PROBLEM: Do not copy the pictures; transcribe all other material exactly.

INPUT MATERIAL:
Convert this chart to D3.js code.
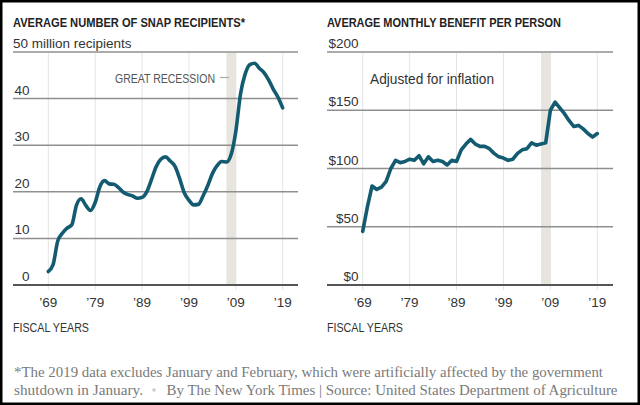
<!DOCTYPE html>
<html><head><meta charset="utf-8">
<script src="https://cdn.jsdelivr.net/npm/d3@7"></script>
<style>
html,body{margin:0;padding:0;background:#fff;}
svg{display:block;}
</style></head>
<body>
<script>
// ---------- DATA ----------
const years = [1969,1970,1971,1972,1973,1974,1975,1976,1977,1978,1979,1980,1981,1982,1983,1984,1985,1986,1987,1988,1989,1990,1991,1992,1993,1994,1995,1996,1997,1998,1999,2000,2001,2002,2003,2004,2005,2006,2007,2008,2009,2010,2011,2012,2013,2014,2015,2016,2017,2018,2019];
const recipients = [2.9,4.3,9.4,11.1,12.2,12.9,17.1,18.5,17.1,16.0,17.7,21.1,22.4,21.7,21.6,20.9,19.9,19.4,19.1,18.6,18.8,20.0,22.6,25.4,27.0,27.5,26.6,25.5,22.9,19.8,18.2,17.2,17.3,19.1,21.3,23.9,25.6,26.5,26.4,28.0,33.0,41.0,45.3,47.3,47.6,46.5,45.6,44.0,42.0,40.3,38.0];
const benefit = [46,67,85,82,84,89,100,107,105,106,108,107,111,104,110,106,107,106,103,107,106,116,121,125,121,119,119,117,113,110,109,107,108,113,116,117,122,120,121,122,150,157,152,147,141,136,137,134,130,127,130];
const xTickYears = [1969,1979,1989,1999,2009,2019];
const xTickLabels = ["\u201969","\u201979","\u201989","\u201999","\u201909","\u201919"];
const recessionYears = [2007,2009];
const leftTicks = [0,10,20,30,40,50];
const leftTickLabels = ["0","10","20","30","40","50 million recipients"];
const rightTicks = [0,50,100,150,200];
const rightTickLabels = ["$0","$50","$100","$150","$200"];
const titles = ["AVERAGE NUMBER OF SNAP RECIPIENTS*","AVERAGE MONTHLY BENEFIT PER PERSON"];
const footLine1 = "*The 2019 data excludes January and February, which were artificially affected by the government";
const footLine2a = "shutdown in January.";
const footLine2b = "By The New York Times | Source: United States Department of Agriculture";

// ---------- DRAW ----------
const W = 640, H = 405;
const svg = d3.select("body").append("svg").attr("width", W).attr("height", H);
svg.append("rect").attr("width", W).attr("height", H).attr("fill", "#fff");

const sans = "'Liberation Sans', Arial, Helvetica, sans-serif";
const serif = "'Liberation Serif', 'DejaVu Serif', Georgia, serif";
const lineColor = "#135b70";

function panel(cfg) {
  const g = svg.append("g");
  const x = d3.scaleLinear().domain([1969, 2019]).range([cfg.x69, cfg.x19]);
  const y = d3.scaleLinear().domain(cfg.domain).range([285, 52]);

  // recession shade
  g.append("rect")
    .attr("x", x(recessionYears[0])).attr("width", x(recessionYears[1]) - x(recessionYears[0]))
    .attr("y", y(cfg.domain[1]) + 1).attr("height", y(cfg.domain[0]) - y(cfg.domain[1]) - 1)
    .attr("fill", "#e7e5de");

  // vertical grid
  g.selectAll(".vg").data(xTickYears).enter().append("line")
    .attr("x1", d => x(d)).attr("x2", d => x(d))
    .attr("y1", y(cfg.domain[1]) + 1).attr("y2", y(cfg.domain[0]) + 5)
    .attr("stroke", "#e4e4e4").attr("stroke-width", 1);

  // horizontal grid
  g.selectAll(".hg").data(cfg.ticks).enter().append("line")
    .attr("x1", cfg.gx0).attr("x2", cfg.gx1)
    .attr("y1", d => y(d)).attr("y2", d => y(d))
    .attr("stroke", d => d === 0 ? "#555" : "#8f8f8f")
    .attr("stroke-width", d => d === 0 ? 2 : 1.5);

  // y labels
  g.selectAll(".yl").data(cfg.ticks).enter().append("text")
    .attr("x", (d, i) => cfg.labelX)
    .attr("y", d => y(d) - 4)
    .attr("text-anchor", (d, i) => cfg.tickLabels[i].length > 5 ? "start" : "end")
    .attr("dx", (d, i) => cfg.tickLabels[i].length > 5 ? cfg.longDx : 0)
    .attr("font-family", sans).attr("font-size", 13.5).attr("fill", "#333")
    .text((d, i) => cfg.tickLabels[i]);

  // x labels
  g.selectAll(".xl").data(xTickYears).enter().append("text")
    .attr("x", d => x(d)).attr("y", 307)
    .attr("text-anchor", "middle")
    .attr("font-family", sans).attr("font-size", 13.5).attr("fill", "#333")
    .text((d, i) => xTickLabels[i]);

  g.append("text").attr("x", cfg.gx0).attr("y", 332)
    .attr("font-family", sans).attr("font-size", 12).attr("fill", "#333")
    .attr("textLength", 76).attr("lengthAdjust", "spacingAndGlyphs")
    .text("FISCAL YEARS");

  // title
  g.append("text").attr("x", cfg.gx0).attr("y", 27)
    .attr("font-family", sans).attr("font-size", 12.5).attr("font-weight", "bold").attr("fill", "#222")
    .attr("textLength", cfg.titleLen).attr("lengthAdjust", "spacingAndGlyphs")
    .text(cfg.title);

  // line
  const line = d3.line().x((d, i) => x(years[i])).y(d => y(d)).curve(cfg.curve);
  g.append("path").datum(cfg.values).attr("d", line)
    .attr("fill", "none").attr("stroke", lineColor).attr("stroke-width", 3.6)
    .attr("stroke-linejoin", "round").attr("stroke-linecap", "round");
  return {g, x, y};
}

const L = panel({x69: 48.3, x19: 282.7, gx0: 13, gx1: 298, domain: [0, 50], ticks: leftTicks,
  tickLabels: leftTickLabels, labelX: 29.5, longDx: -16.5, title: titles[0], titleLen: 232,
  values: recipients, curve: d3.curveMonotoneX});
const R = panel({x69: 362.7, x19: 597.3, gx0: 327, gx1: 613, domain: [0, 200], ticks: rightTicks,
  tickLabels: rightTickLabels, labelX: 358.5, longDx: 0, title: titles[1], titleLen: 234,
  values: benefit, curve: d3.curveLinear});

// annotations
L.g.append("text").attr("x", 115).attr("y", 83)
  .attr("font-family", sans).attr("font-size", 12).attr("fill", "#555")
  .attr("textLength", 100).attr("lengthAdjust", "spacingAndGlyphs")
  .text("GREAT RECESSION");
L.g.append("line").attr("x1", 220).attr("x2", 229).attr("y1", 77.5).attr("y2", 77.5)
  .attr("stroke", "#aaa").attr("stroke-width", 1.2);

R.g.append("text").attr("x", 370).attr("y", 84)
  .attr("font-family", sans).attr("font-size", 14).attr("fill", "#333")
  .attr("textLength", 124).attr("lengthAdjust", "spacingAndGlyphs")
  .text("Adjusted for inflation");

// footnote
svg.append("text").attr("x", 14).attr("y", 377)
  .attr("font-family", serif).attr("font-size", 14).attr("fill", "#7a7a7a")
  .attr("textLength", 589).attr("lengthAdjust", "spacingAndGlyphs")
  .text(footLine1);
svg.append("text").attr("x", 14).attr("y", 395)
  .attr("font-family", serif).attr("font-size", 14).attr("fill", "#7a7a7a")
  .attr("textLength", 129).attr("lengthAdjust", "spacingAndGlyphs")
  .text(footLine2a);
svg.append("circle").attr("cx", 154).attr("cy", 390).attr("r", 1.8).attr("fill", "#ccc");
svg.append("text").attr("x", 166.5).attr("y", 395)
  .attr("font-family", serif).attr("font-size", 14).attr("fill", "#7a7a7a")
  .attr("textLength", 451).attr("lengthAdjust", "spacingAndGlyphs")
  .text(footLine2b);

// frame
svg.append("rect").attr("x", 1.25).attr("y", 1.25).attr("width", W - 2.5).attr("height", H - 2.5)
  .attr("fill", "none").attr("stroke", "#000").attr("stroke-width", 2.5);
</script>
</body></html>
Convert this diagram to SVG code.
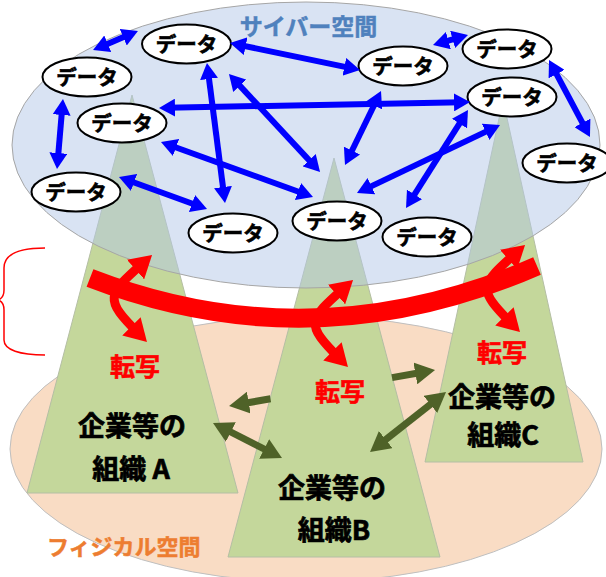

EXERCISE ANSWER:
Convert this chart to D3.js code.
<!DOCTYPE html>
<html><head><meta charset="utf-8">
<script src="https://cdn.jsdelivr.net/npm/d3@7"></script>
<style>
html,body{margin:0;padding:0;background:#fff;}
svg{display:block;}
</style></head>
<body>
<script>
// ---------- DATA ----------
const years = [1969,1970,1971,1972,1973,1974,1975,1976,1977,1978,1979,1980,1981,1982,1983,1984,1985,1986,1987,1988,1989,1990,1991,1992,1993,1994,1995,1996,1997,1998,1999,2000,2001,2002,2003,2004,2005,2006,2007,2008,2009,2010,2011,2012,2013,2014,2015,2016,2017,2018,2019];
const recipients = [2.9,4.3,9.4,11.1,12.2,12.9,17.1,18.5,17.1,16.0,17.7,21.1,22.4,21.7,21.6,20.9,19.9,19.4,19.1,18.6,18.8,20.0,22.6,25.4,27.0,27.5,26.6,25.5,22.9,19.8,18.2,17.2,17.3,19.1,21.3,23.9,25.6,26.5,26.4,28.0,33.0,41.0,45.3,47.3,47.6,46.5,45.6,44.0,42.0,40.3,38.0];
const benefit = [46,67,85,82,84,89,100,107,105,106,108,107,111,104,110,106,107,106,103,107,106,116,121,125,121,119,119,117,113,110,109,107,108,113,116,117,122,120,121,122,150,157,152,147,141,136,137,134,130,127,130];
const xTickYears = [1969,1979,1989,1999,2009,2019];
const xTickLabels = ["\u201969","\u201979","\u201989","\u201999","\u201909","\u201919"];
const recessionYears = [2007,2009];
const leftTicks = [0,10,20,30,40,50];
const leftTickLabels = ["0","10","20","30","40","50 million recipients"];
const rightTicks = [0,50,100,150,200];
const rightTickLabels = ["$0","$50","$100","$150","$200"];
const titles = ["AVERAGE NUMBER OF SNAP RECIPIENTS*","AVERAGE MONTHLY BENEFIT PER PERSON"];
const footLine1 = "*The 2019 data excludes January and February, which were artificially affected by the government";
const footLine2a = "shutdown in January.";
const footLine2b = "By The New York Times | Source: United States Department of Agriculture";

// ---------- DRAW ----------
const W = 640, H = 405;
const svg = d3.select("body").append("svg").attr("width", W).attr("height", H);
svg.append("rect").attr("width", W).attr("height", H).attr("fill", "#fff");

const sans = "'Liberation Sans', Arial, Helvetica, sans-serif";
const serif = "'Liberation Serif', 'DejaVu Serif', Georgia, serif";
const lineColor = "#135b70";

function panel(cfg) {
  const g = svg.append("g");
  const x = d3.scaleLinear().domain([1969, 2019]).range([cfg.x69, cfg.x19]);
  const y = d3.scaleLinear().domain(cfg.domain).range([285, 52]);

  // recession shade
  g.append("rect")
    .attr("x", x(recessionYears[0])).attr("width", x(recessionYears[1]) - x(recessionYears[0]))
    .attr("y", y(cfg.domain[1]) + 1).attr("height", y(cfg.domain[0]) - y(cfg.domain[1]) - 1)
    .attr("fill", "#e7e5de");

  // vertical grid
  g.selectAll(".vg").data(xTickYears).enter().append("line")
    .attr("x1", d => x(d)).attr("x2", d => x(d))
    .attr("y1", y(cfg.domain[1]) + 1).attr("y2", y(cfg.domain[0]) + 5)
    .attr("stroke", "#e4e4e4").attr("stroke-width", 1);

  // horizontal grid
  g.selectAll(".hg").data(cfg.ticks).enter().append("line")
    .attr("x1", cfg.gx0).attr("x2", cfg.gx1)
    .attr("y1", d => y(d)).attr("y2", d => y(d))
    .attr("stroke", d => d === 0 ? "#555" : "#8f8f8f")
    .attr("stroke-width", d => d === 0 ? 2 : 1.5);

  // y labels
  g.selectAll(".yl").data(cfg.ticks).enter().append("text")
    .attr("x", (d, i) => cfg.labelX)
    .attr("y", d => y(d) - 4)
    .attr("text-anchor", (d, i) => cfg.tickLabels[i].length > 5 ? "start" : "end")
    .attr("dx", (d, i) => cfg.tickLabels[i].length > 5 ? cfg.longDx : 0)
    .attr("font-family", sans).attr("font-size", 13.5).attr("fill", "#333")
    .text((d, i) => cfg.tickLabels[i]);

  // x labels
  g.selectAll(".xl").data(xTickYears).enter().append("text")
    .attr("x", d => x(d)).attr("y", 307)
    .attr("text-anchor", "middle")
    .attr("font-family", sans).attr("font-size", 13.5).attr("fill", "#333")
    .text((d, i) => xTickLabels[i]);

  g.append("text").attr("x", cfg.gx0).attr("y", 332)
    .attr("font-family", sans).attr("font-size", 12).attr("fill", "#333")
    .attr("textLength", 76).attr("lengthAdjust", "spacingAndGlyphs")
    .text("FISCAL YEARS");

  // title
  g.append("text").attr("x", cfg.gx0).attr("y", 27)
    .attr("font-family", sans).attr("font-size", 12.5).attr("font-weight", "bold").attr("fill", "#222")
    .attr("textLength", cfg.titleLen).attr("lengthAdjust", "spacingAndGlyphs")
    .text(cfg.title);

  // line
  const line = d3.line().x((d, i) => x(years[i])).y(d => y(d)).curve(cfg.curve);
  g.append("path").datum(cfg.values).attr("d", line)
    .attr("fill", "none").attr("stroke", lineColor).attr("stroke-width", 3.6)
    .attr("stroke-linejoin", "round").attr("stroke-linecap", "round");
  return {g, x, y};
}

const L = panel({x69: 48.3, x19: 282.7, gx0: 13, gx1: 298, domain: [0, 50], ticks: leftTicks,
  tickLabels: leftTickLabels, labelX: 29.5, longDx: -16.5, title: titles[0], titleLen: 232,
  values: recipients, curve: d3.curveMonotoneX});
const R = panel({x69: 362.7, x19: 597.3, gx0: 327, gx1: 613, domain: [0, 200], ticks: rightTicks,
  tickLabels: rightTickLabels, labelX: 358.5, longDx: 0, title: titles[1], titleLen: 234,
  values: benefit, curve: d3.curveLinear});

// annotations
L.g.append("text").attr("x", 115).attr("y", 83)
  .attr("font-family", sans).attr("font-size", 12).attr("fill", "#555")
  .attr("textLength", 100).attr("lengthAdjust", "spacingAndGlyphs")
  .text("GREAT RECESSION");
L.g.append("line").attr("x1", 220).attr("x2", 229).attr("y1", 77.5).attr("y2", 77.5)
  .attr("stroke", "#aaa").attr("stroke-width", 1.2);

R.g.append("text").attr("x", 370).attr("y", 84)
  .attr("font-family", sans).attr("font-size", 14).attr("fill", "#333")
  .attr("textLength", 124).attr("lengthAdjust", "spacingAndGlyphs")
  .text("Adjusted for inflation");

// footnote
svg.append("text").attr("x", 14).attr("y", 377)
  .attr("font-family", serif).attr("font-size", 14).attr("fill", "#7a7a7a")
  .attr("textLength", 589).attr("lengthAdjust", "spacingAndGlyphs")
  .text(footLine1);
svg.append("text").attr("x", 14).attr("y", 395)
  .attr("font-family", serif).attr("font-size", 14).attr("fill", "#7a7a7a")
  .attr("textLength", 129).attr("lengthAdjust", "spacingAndGlyphs")
  .text(footLine2a);
svg.append("circle").attr("cx", 154).attr("cy", 390).attr("r", 1.8).attr("fill", "#ccc");
svg.append("text").attr("x", 166.5).attr("y", 395)
  .attr("font-family", serif).attr("font-size", 14).attr("fill", "#7a7a7a")
  .attr("textLength", 451).attr("lengthAdjust", "spacingAndGlyphs")
  .text(footLine2b);

// frame
svg.append("rect").attr("x", 1.25).attr("y", 1.25).attr("width", W - 2.5).attr("height", H - 2.5)
  .attr("fill", "none").attr("stroke", "#000").attr("stroke-width", 2.5);
</script>
</body></html>
Convert this diagram to SVG code.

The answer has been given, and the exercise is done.